Pete tells us that our fingers are about 10 millimeters wide or 1/2 inch in CSS pixels, it is 40 CSS pixels. Cameron asks if the buttons should be at least 40x40 pixels. Pete tells us we should make them 48x48 pixel and at least 40 pixels of room between any of your tap targets that way users don’t accidentally hit two other targets.

2.13 Quix: Tap Targets

Question: What CSS styles would you include so that Cameron won’t be tortured by tiny, impossible-to-hit buttons? Type in the rules in the box below.

From what we’ve learned, they need to be bigger than 48x48 with a margin of 40px around it. I initially wrote width and height, but this lesson wants you to use min-width and min-height instead because if you just use height and width alone, it won’t allow the element to resize if the content inside of it is bigger than the container.

2.14 Start Small

When designing a responsive site, we use the same processes that we go through for a non responsive site.

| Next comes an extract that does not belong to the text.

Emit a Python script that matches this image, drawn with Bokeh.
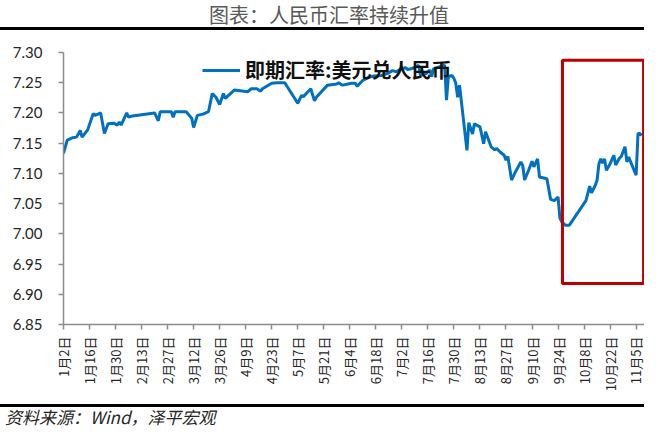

  • It’s best to start the design with the smallest form factor, which is usually the phone.

  • Next is the tablet.

  • Lastly, the desktop.

When you start small like with a phone, we learn to prioritize content. Like, what is the most important thing that they want to do or that they’re going to see on the screen?

The issue with starting big and then designing down, it can be too easy to just cut or hide content that may be important. The benefit of starting small with prioritizing content, the key content is always onthe page and the users get the full experience, no matter what device they’re using.

For example, the design for one hardware store prioritizes information about the nearest store, its address, hours, and phone number and puts it right at the top so its users can easily find it.

Beyond designing from small to large, Pete also code from small to large. That way he knows that his core styles and layout will work for any device, even on legacy browsers that don’t support media queries.

Pete’s favorite reason to start small and work up, is performance. When designing for the smallest viewport first, we are forced to think about performance from the beginning. We would have to think about prioritizing content, and how much data we’re sending to the user.

2.15 Quiz: Project Part 1

For this quiz, we have to download the project and modify it to make it responsive.

TODO:

  • Add meta viewport to the page with initial scale set.

  • Adjust CSS and markup so that everything displays in a single column. Use relative widths so that things stretch to fit across any viewport width.

  • Make sure your touch targets are easy to hit.

  • Test your site across different viewports. Try it on different phones, tablets, and desktops!

2.16 Project Solution - Long

Cameron made some changes to the CSS through the dev tools, but later suggests it’s better to actually do it in code. Though, it is nice to see the changes and its highlight right into dev tools such as the border of padding.

  • First thing you need to do is add the meta tag <meta name="viewport" content="width=device-width, initial-scale=1.0">.

  • So basically, whenever there was a set width pixel of a container or some type, he would change the width to 100%.

  • If there was a link, he would make sure the area is at least 48 x 48 px, so he would give it 1.5em padding. Sometimes it would have inherit.

Lesson Summary

I learned a lot in this lesson.. such as:

  • Don’t forget the meta tag!

  • buttons need to be at least 48x48 px in size with at least 40px margin around the button. Cameron uses em to deal with this. I need to learn more about em.

  • The size of the container needs to use percentage that way it can flow with its viewport.

  • You can ignore containers smaller than the width of a mobile size. Anything larger needs to be adjusted for responsiveness.